Reflective Observation: What did you notice about the experience? What did it make you think about?
Abstract Conceptualization: How might you change things?
Active Experimentation: Try out you new ideas.
2. Gibbs Cycle of Reflection (1988)
Gibbs’ model was developed from David Kolb’s 4 stage experiential learning cycle. Kolb’s model is referred to as an experiential learning model, which relates to learning through experience, Gibbs’ model is referred to as an iterative model, which relates to learning through repetition. In theory, the reflective process follows the 6 steps of the model so that each step informs the next. The aims of using Gibbs’ reflective cycle are to:
a) Challenge a practitioner's assumptions.
b) Explore new ideas or different ways of doing or thinking about things.
c) Promote self-improvement by identifying your own strengths and weaknesses and taking action to address them.
d) Link theory and practice by combining doing with thinking.
Description - What happened?
Feelings - What were you thinking and feeling?
Evaluation - What was good and bad about the experience?
Analysis - What sense can you make of the situation?
Conclusion - What else could you have done?
Action Plan - If it arose again, what would you do?
3. Schon’s process of continuous learning (1995)
Donald Schon suggested that the capacity to reflect in order to engage in a process of continuous learning was one of the defining characteristics of professional practice. He described two distinct processes of reflection:
Reflecting-in-action: thinking ‘as you go’ about what you are doing, how well you are performing and how successful you are with different tasks.
Reflecting-on-action: thinking ‘after the event’ when you have completed a task you can consider afterwards what worked well, or how things could have been managed differently.
Schön believed in the concept of improvisation and incorporating life experiences into the process of learning. In this way, through experience, learning and practice, practitioners can continually improve our work and become true 'reflective practitioners'.

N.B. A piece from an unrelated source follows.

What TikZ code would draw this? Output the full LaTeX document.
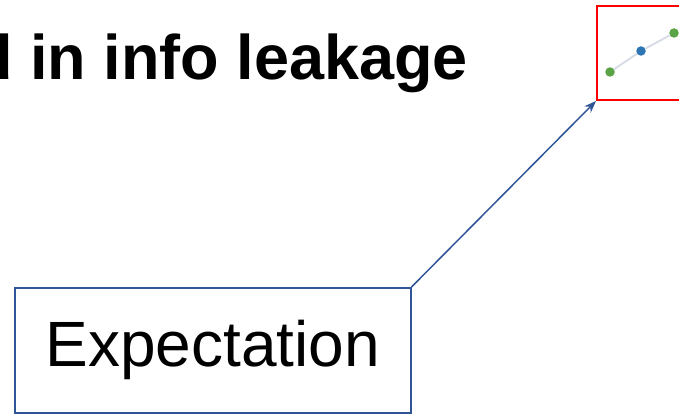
\documentclass[tikz,border=0pt]{standalone}
\usepackage{fontspec}
\setmainfont{Liberation Sans}
\usetikzlibrary{arrows.meta}
\definecolor{boxblue}{HTML}{2F5597}
\definecolor{framered}{HTML}{FF0000}
\definecolor{dotgreen}{HTML}{5BA445}
\definecolor{dotblue}{HTML}{2E75B6}
\definecolor{trendgray}{HTML}{D9DEE6}
\tikzset{
  callout/.style={draw=boxblue, line width=1.5pt, minimum width=396pt, minimum height=125pt,
    inner sep=0pt, font=\fontsize{64}{76}\selectfont},
  plotframe/.style={draw=framered, line width=2pt, minimum width=120pt, minimum height=94pt, inner sep=0pt},
  pointer/.style={draw=boxblue, line width=1.5pt, -{Stealth[length=12pt,width=9pt]}},
  dot/.style={circle, inner sep=0pt, minimum size=9.5pt},
  title/.style={font=\bfseries\fontsize{63}{75}\selectfont, inner sep=0pt}
}
\begin{document}
\begin{tikzpicture}[x=1pt,y=1pt]
  \useasboundingbox (0,0) rectangle (679,-414);
  \clip (0,0) rectangle (679,-414);
  % heading, running off the left edge
  \node[title, anchor=base east] (heading) at (468,-80) {d in info leakage};
  % small chart in a red frame
  \node[plotframe, anchor=north west] (plot) at (596,-5) {};
  \node[dot, fill=dotgreen] (p1) at (610,-72) {};
  \node[dot, fill=dotblue] (p2) at (641,-51) {};
  \node[dot, fill=dotgreen] (p3) at (674,-33) {};
  \draw[trendgray, line width=2pt] (p1) -- (p2) -- (p3);
  % callout box
  \node[callout, anchor=north west] (exp) at (14,-287) {Expectation};
  \draw[pointer] (exp.north east) -- (plot.south west);
\end{tikzpicture}
\end{document}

4. Johns’ five stage model (2000)
Christopher Johns model is based on five stages that enable you to break down your experience and reflect on the process and outcomes. This model encourages the reflective practitioner to explore how experience has changed and improved their practice. The stages are as follows:
Description of the experience: what were the significant factors?
Reflection: what was I trying to achieve, and what were the consequences?
Influencing factors: what factors affected my decision making?
Could I have dealt with it better? What other choices did I have?
What will change because of this experience? How has this experience changed my knowledge and personal awareness?
These models examine the process of reflection in slightly different ways however, they are all based on the same basic principles:
a) Begin with the concrete experience, ‘describe what happened’.
b) Review the experience by reflecting on ‘what went well?’ and ‘what didn’t go so well?’ (identify strengths and areas for improvement).
c) Analyse what has been learned from the experience, ‘what could be improved or changed?’
d) Implement a new plan to try out the different strategy or approach.
Most theories of reflection encourage the process of ongoing reflection.